Le posizioni più dialoganti di Gentiloni, o dell’ambasciatore inglese all’alleanza Adam Thomson, e di altre nazioni dell’Europa occidentale, si scontrano in effetti con quelle degli stati dell’Est, sulla linea del fronte russo: Linas Linkevicius, ministro degli esteri della Lituania, ha detto che il rischio è che la Russia utilizzi questi dialoghi come “cortina fumogena” per coprire i propri interessi. Intervistato sul Corriere della Sera, il ministro della Difesa polacco Antoni Macierewski (giunto in Italia per un incontro con la parigrado Roberta Pinotti) conferma questa dicotomia est-ovest interna all’Europa: “Sul fronte orientale della Nato occorre una presenza militare permanente, abbastanza forte da scoraggiare ogni intenzione di attacco da parte della Russia”. Una linea di guerra, e al giornalista Paolo Valentino che gli chiede se non fosse eccessivo tanto allarmismo aggiunge: “Solo i Paesi confinanti con la Russia si rendono conto della realtà. Gli altri sembrano non cogliere la gravità della situazione, che è simile a quella di prima dell’annessione della Crimea, quando la Nato non capì ciò che si stava preparando.
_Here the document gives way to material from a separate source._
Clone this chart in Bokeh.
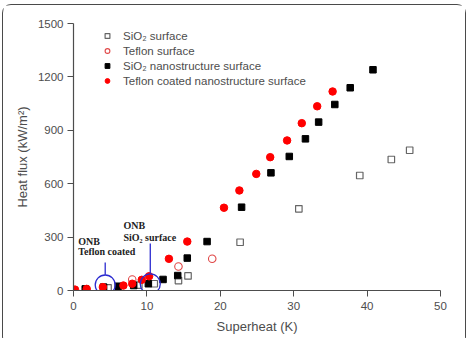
from bokeh.plotting import figure
from bokeh.models import Range1d, Legend, LegendItem, Label
from bokeh.embed import file_html
from bokeh.resources import INLINE

# Superheat (K) / heat flux (kW/m^2) for each surface
sio2_x = [4.7, 8.9, 11.0, 14.3, 15.6, 22.7, 30.7, 39.0, 43.3, 45.8]
sio2_y = [15, 30, 38, 56, 82, 271, 459, 646, 736, 788]

teflon_x = [8.0, 14.3, 18.9]
teflon_y = [62, 135, 178]

sio2_nano_x = [1.6, 4.1, 6.1, 8.2, 10.2, 12.2, 14.2, 15.5, 18.2, 22.9, 26.9, 29.4, 31.6, 33.4, 35.6, 37.7, 40.8]
sio2_nano_y = [9, 19, 24, 28, 38, 62, 84, 182, 275, 468, 661, 753, 852, 946, 1045, 1139, 1240]

teflon_nano_x = [0.2, 1.8, 4.0, 6.8, 8.0, 9.3, 10.3, 13.0, 15.5, 20.5, 22.6, 24.9, 26.8, 29.1, 31.1, 33.2, 35.3]
teflon_nano_y = [5, 9, 19, 28, 38, 60, 80, 178, 275, 465, 562, 655, 749, 843, 940, 1035, 1118]

# Onset of nucleate boiling markers
onb_x = [4.32, 10.46]
onb_y = [31, 37]
onb_line_top = [157, 264]
onb_line_bottom = [88, 95]

GRAY = "#4d4d4d"

p = figure(frame_width=367, frame_height=267,
           min_border_left=70, min_border_top=18, min_border_right=25, min_border_bottom=55,
           x_range=Range1d(0, 50), y_range=Range1d(0, 1500),
           output_backend="svg", toolbar_location=None)
p.styles = {"border": "1.5px solid #4a4a4a", "border-radius": "9px", "margin": "4px 0 0 2px"}

p.grid.visible = False
p.outline_line_color = None
p.background_fill_color = "white"

for ax in (p.xaxis[0], p.yaxis[0]):
    ax.axis_line_color = GRAY
    ax.axis_line_width = 1.2
    ax.major_tick_line_color = GRAY
    ax.minor_tick_line_color = GRAY
    ax.major_tick_out = 6
    ax.major_tick_in = 0
    ax.minor_tick_out = 3
    ax.minor_tick_in = 0
    ax.major_label_text_font = "Liberation Sans"
    ax.major_label_text_font_size = "11.5px"
    ax.major_label_text_color = GRAY
    ax.axis_label_text_font = "Liberation Sans"
    ax.axis_label_text_font_size = "13px"
    ax.axis_label_text_font_style = "normal"
    ax.axis_label_text_color = GRAY

p.xaxis.ticker = [0, 10, 20, 30, 40, 50]
p.xaxis[0].ticker.num_minor_ticks = 2
p.yaxis.ticker = [0, 300, 600, 900, 1200, 1500]
p.yaxis[0].ticker.num_minor_ticks = 2
p.xaxis.axis_label = "Superheat (K)"
p.yaxis.axis_label = "Heat flux (kW/m²)"
p.xaxis.major_label_standoff = 5
p.yaxis.major_label_standoff = 4
p.xaxis.axis_label_standoff = 6
p.yaxis.axis_label_standoff = 5

r1 = p.scatter(sio2_x, sio2_y, marker="square", size=6.5, fill_color=None,
               line_color="#666666", line_width=1.2)
r2 = p.scatter(teflon_x, teflon_y, marker="circle", size=7.5, fill_color=None,
               line_color="#e04848", line_width=1.1)
r3 = p.scatter(sio2_nano_x, sio2_nano_y, marker="square", size=6.5, fill_color="black",
               line_color="black")
r4 = p.scatter(teflon_nano_x, teflon_nano_y, marker="circle", size=7.5, fill_color="red",
               line_color="red")

# ONB circles and pointer lines
p.scatter(onb_x, onb_y, marker="circle", size=20, fill_color=None,
          line_color="#2b2bd0", line_width=1.3)
p.segment(x0=onb_x, y0=onb_line_bottom, x1=onb_x, y1=onb_line_top,
          line_color="#2b2bd0", line_width=1.3)

for txt, x, y in [("ONB", 0.64, 278), ("Teflon coated", 0.64, 219),
                  ("ONB", 6.8, 363), ("SiO\u2082 surface", 6.8, 298)]:
    p.add_layout(Label(x=x, y=y, text=txt, text_font="Liberation Serif",
                       text_font_style="bold", text_font_size="10px",
                       text_color="#222222", text_baseline="middle"))

legend = Legend(items=[
    LegendItem(label="SiO\u2082 surface", renderers=[r1]),
    LegendItem(label="Teflon surface", renderers=[r2]),
    LegendItem(label="SiO\u2082 nanostructure surface", renderers=[r3]),
    LegendItem(label="Teflon coated nanostructure surface", renderers=[r4]),
], location=(28, 202))
legend.padding = 0
legend.margin = 0
legend.spacing = 0
legend.glyph_width = 12
legend.glyph_height = 15
legend.label_height = 15
legend.label_standoff = 10
legend.label_text_font = "Liberation Sans"
legend.label_text_font_size = "11.5px"
legend.label_text_color = GRAY
legend.border_line_color = None
legend.background_fill_alpha = 0
p.add_layout(legend, "center")

open("out.html", "w").write(file_html(p, INLINE))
Noi viviamo ogni giorno le provocazioni russe: le violazioni dello spazio aereo, l’aumento del dispositivo militare a Kròlewiec (il polacco per Kaliningrad, ndr ), lo spiegamento dei missili Iskander”. Per il ministro polacco il dialogo dovrà arrivare soltanto dopo che “avremo una sensazione di sicurezza che oggi ci manca”.

IL LIBRO INCENDIARIO

Benzina sul fuoco, libri come quello presentato in questi giorni scritto dall’ex vicecomandante supremo della Nato, il generale inglese Sir Alexander Richard Shirreff, che nel suo “2017 War With Russia” scrive che l’annessione della Crimea ha scombussolato gli schemi post Guerra Fredda aprendo la strada per un conflitto Nato-Russia. Scenario agghiacciante, quanto esposto a critiche di ogni genere: a marzo del prossimo per sfuggire dalla crisi di accerchiamento, Mosca decide di invadere la Lettonia (alè!).

LA LEVA DEI MIGRANTI

Macierewski, ministro di un governo che Bill Clinton ha da poco definito “in deriva autoritaria”, si augura che la forza di intervento rapido “Spearhead”, 5 mila uomini Nato (e mezzi) dispiegata nel 2014 tra i paesi dell’Alleanza confinanti con la Russia per far fronte a qualsiasi evenienza da est, possa essere addirittura incrementata: è questo per lui, e per gli stati limitrofi che pesano “la gravità della situazione”, l’obiettivo principale del vertice che sarà ospitato nella capitale polacca e di cui l’incontro di Bruxelles è l’ultimo step preparatorio. E usa una leva ormai (tristemente) nota, il ricatto dei migranti: mandiamo navi e aerei nell’Egeo per partecipare alla missione di sicurezza (contro terrorismo e criminalità) Active Endeavour, “in Polonia ci sono già un milione di rifugiati dall’Ucraina, fuggiti dalla guerra, e noi non chiediamo di trasferirli in Italia” dice. Macierewski sa che l’altro grande tema dell’incontro di questi giorni (più del quel che fare in Siria, più della possibilità di inviare aerei a supporto della Coalizione anti-Isis in Iraq o in Libia) è la possibilità, richiesta da Italia e Spagna e su cui gli Stati Uniti hanno mostrato aperture, di allargare la missione Nato al Mediterraneo meridionale, per controllare e contenere la prossima crisi migratoria dalla Libia e dare sostegno alla missione europea “Sophia”. Un atteggiamento, quello del polacco, molto simile a quello tenuto dal presidente turco Recep Tayyp Erdogan, entrambi usano infatti la crisi dell’immigrazione, fianco scoperto dell’Europa occidentale, per perseguire gli interessi dei propri paesi.